- **Prompt**
Find every line in the records below that contains the word "this", and copy each such line.

- **Extracted entries**
━━━━━━
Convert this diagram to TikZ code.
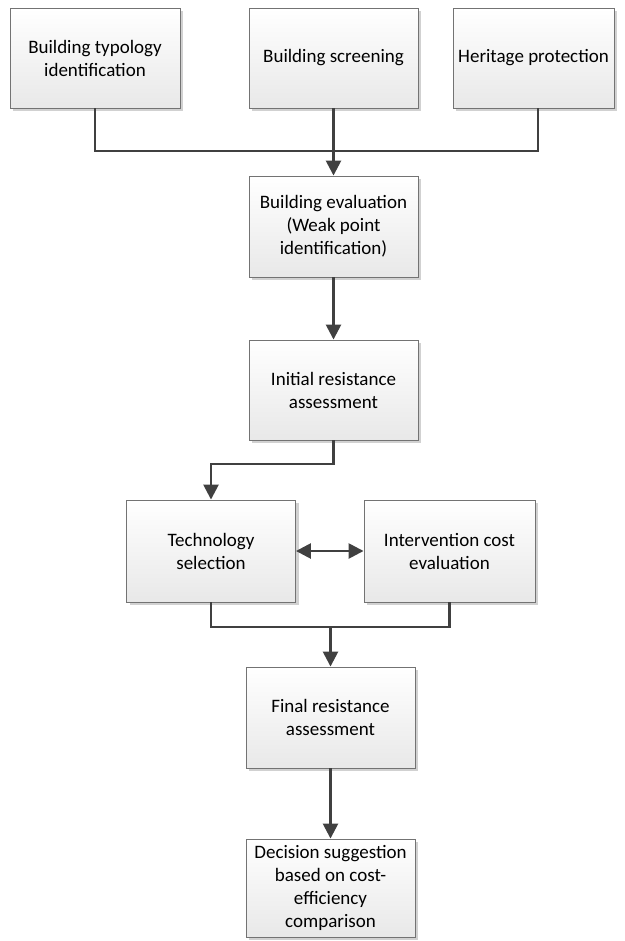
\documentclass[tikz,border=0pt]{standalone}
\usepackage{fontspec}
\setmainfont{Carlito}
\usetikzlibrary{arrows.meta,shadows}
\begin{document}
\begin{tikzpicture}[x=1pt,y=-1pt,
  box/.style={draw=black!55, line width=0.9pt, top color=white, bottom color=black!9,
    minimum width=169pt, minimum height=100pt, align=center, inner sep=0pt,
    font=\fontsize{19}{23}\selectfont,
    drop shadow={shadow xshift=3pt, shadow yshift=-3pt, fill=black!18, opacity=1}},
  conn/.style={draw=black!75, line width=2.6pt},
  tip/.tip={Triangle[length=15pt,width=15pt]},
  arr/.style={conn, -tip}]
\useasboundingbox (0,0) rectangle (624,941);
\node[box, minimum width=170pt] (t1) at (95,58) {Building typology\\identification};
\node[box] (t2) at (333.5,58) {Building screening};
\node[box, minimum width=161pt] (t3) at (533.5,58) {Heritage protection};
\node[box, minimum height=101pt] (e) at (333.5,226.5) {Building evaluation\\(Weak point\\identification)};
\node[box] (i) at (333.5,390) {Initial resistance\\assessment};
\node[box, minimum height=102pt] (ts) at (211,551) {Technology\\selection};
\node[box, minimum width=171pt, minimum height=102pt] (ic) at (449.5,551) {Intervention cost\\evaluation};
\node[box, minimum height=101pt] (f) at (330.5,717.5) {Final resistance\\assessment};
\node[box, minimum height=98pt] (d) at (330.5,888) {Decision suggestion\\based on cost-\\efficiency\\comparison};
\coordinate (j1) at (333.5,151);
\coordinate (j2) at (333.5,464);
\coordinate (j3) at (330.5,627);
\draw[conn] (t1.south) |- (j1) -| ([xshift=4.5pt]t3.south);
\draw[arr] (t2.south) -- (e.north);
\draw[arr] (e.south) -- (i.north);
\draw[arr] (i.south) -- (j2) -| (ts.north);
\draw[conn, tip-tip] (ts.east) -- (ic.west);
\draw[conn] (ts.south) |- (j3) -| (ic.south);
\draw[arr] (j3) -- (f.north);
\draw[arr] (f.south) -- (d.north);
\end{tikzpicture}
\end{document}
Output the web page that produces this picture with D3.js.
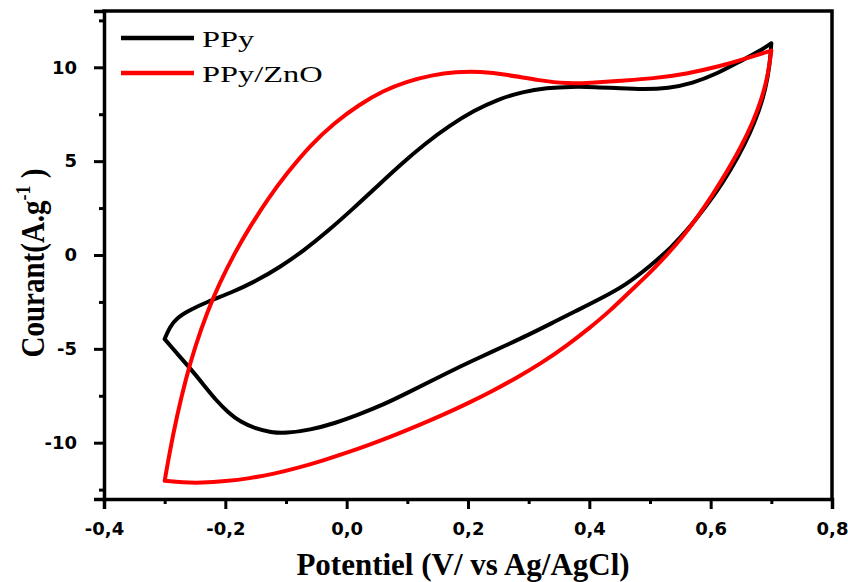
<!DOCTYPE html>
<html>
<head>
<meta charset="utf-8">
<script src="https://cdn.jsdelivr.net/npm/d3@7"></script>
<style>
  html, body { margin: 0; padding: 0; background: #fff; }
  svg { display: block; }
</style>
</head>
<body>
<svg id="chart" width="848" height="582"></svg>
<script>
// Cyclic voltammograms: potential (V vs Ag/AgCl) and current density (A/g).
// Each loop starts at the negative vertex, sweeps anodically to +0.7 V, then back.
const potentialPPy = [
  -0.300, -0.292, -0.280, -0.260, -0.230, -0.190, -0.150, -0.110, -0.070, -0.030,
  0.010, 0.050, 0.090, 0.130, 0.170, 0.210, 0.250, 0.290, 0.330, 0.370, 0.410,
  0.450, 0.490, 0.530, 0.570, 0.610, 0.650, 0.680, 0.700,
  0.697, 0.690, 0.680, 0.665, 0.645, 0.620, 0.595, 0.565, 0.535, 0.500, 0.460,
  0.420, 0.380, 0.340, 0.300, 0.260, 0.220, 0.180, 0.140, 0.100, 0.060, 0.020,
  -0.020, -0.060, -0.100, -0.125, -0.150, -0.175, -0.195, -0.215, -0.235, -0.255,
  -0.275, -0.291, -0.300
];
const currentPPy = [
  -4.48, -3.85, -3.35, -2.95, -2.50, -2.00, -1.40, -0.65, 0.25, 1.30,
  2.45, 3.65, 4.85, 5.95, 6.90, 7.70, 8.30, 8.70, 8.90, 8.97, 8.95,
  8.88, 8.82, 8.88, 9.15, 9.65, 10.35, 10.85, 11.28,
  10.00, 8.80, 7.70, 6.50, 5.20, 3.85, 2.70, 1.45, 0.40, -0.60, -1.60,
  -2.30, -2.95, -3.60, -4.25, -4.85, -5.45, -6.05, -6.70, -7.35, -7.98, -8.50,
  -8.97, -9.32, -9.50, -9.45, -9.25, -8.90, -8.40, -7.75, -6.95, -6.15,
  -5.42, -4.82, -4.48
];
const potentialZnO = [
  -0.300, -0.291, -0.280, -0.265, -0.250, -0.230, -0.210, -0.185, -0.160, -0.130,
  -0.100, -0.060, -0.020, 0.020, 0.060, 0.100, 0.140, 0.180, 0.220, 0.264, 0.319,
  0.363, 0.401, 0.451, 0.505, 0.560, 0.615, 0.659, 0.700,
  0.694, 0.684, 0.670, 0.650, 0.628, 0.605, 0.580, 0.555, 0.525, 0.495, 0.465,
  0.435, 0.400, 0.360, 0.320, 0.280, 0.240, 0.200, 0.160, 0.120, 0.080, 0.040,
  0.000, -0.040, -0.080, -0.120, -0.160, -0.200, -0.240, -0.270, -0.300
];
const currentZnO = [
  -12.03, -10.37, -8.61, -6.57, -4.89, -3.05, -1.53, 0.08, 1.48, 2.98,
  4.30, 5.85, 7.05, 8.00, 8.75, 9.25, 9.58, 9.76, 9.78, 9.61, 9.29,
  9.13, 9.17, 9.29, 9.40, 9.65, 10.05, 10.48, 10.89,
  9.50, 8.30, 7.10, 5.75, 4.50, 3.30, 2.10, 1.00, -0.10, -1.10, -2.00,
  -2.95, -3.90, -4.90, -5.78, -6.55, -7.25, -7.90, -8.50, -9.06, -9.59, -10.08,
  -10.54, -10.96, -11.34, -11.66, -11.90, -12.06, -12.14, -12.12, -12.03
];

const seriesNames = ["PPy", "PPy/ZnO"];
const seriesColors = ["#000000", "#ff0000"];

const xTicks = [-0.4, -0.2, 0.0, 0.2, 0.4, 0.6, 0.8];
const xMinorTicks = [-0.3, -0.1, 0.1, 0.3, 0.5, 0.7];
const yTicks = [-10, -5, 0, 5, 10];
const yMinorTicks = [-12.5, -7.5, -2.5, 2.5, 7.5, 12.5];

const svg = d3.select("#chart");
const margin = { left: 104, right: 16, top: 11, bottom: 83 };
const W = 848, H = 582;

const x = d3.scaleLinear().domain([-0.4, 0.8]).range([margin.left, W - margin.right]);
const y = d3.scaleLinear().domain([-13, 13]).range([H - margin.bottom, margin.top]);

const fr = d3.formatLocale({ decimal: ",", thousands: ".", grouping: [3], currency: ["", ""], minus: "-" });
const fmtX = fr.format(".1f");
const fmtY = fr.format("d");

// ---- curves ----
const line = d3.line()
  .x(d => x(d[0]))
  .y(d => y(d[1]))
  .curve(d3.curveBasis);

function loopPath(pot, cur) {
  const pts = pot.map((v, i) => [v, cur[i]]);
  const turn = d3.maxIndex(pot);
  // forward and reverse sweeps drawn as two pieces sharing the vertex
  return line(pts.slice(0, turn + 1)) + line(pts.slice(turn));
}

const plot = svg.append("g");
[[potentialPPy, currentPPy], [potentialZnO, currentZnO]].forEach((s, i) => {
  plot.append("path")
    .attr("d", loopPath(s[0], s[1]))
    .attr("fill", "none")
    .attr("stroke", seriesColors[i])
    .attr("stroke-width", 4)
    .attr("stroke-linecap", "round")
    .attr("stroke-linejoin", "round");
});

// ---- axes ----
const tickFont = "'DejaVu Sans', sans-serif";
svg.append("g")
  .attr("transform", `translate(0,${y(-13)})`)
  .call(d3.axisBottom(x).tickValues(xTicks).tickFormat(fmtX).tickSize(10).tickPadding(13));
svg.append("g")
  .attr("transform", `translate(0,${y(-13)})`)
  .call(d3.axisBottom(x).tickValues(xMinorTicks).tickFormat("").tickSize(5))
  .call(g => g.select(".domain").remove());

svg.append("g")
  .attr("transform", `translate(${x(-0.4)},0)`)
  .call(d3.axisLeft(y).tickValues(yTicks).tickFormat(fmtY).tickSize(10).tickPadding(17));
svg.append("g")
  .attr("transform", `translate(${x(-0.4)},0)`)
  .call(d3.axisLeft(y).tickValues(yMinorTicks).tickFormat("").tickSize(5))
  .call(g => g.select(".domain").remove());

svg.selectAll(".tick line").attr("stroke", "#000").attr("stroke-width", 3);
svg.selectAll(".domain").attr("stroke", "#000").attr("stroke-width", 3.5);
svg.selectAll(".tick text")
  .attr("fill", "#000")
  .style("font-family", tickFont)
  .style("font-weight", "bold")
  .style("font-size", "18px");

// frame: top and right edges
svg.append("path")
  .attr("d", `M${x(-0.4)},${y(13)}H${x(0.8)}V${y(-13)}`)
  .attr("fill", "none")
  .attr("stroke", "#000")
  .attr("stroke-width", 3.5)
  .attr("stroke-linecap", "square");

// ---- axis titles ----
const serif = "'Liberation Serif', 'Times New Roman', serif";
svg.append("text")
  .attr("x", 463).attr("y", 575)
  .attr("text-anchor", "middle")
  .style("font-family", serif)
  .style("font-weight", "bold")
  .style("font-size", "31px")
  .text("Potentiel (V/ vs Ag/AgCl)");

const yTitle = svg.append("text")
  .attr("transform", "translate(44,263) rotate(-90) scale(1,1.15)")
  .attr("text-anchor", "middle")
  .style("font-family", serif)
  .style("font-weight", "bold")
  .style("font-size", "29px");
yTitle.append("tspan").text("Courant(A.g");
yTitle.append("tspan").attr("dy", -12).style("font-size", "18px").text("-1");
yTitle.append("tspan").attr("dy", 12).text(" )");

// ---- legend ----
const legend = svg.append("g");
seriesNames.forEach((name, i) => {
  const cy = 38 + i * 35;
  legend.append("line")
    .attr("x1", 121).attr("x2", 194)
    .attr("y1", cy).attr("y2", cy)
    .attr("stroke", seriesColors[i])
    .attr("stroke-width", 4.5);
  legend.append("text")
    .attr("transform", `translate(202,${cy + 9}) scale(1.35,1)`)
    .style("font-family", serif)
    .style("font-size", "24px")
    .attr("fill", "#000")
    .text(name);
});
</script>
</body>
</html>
━━━━━━
- **Response**
Convert this diagram to TikZ code.
Output the web page that produces this picture with D3.js.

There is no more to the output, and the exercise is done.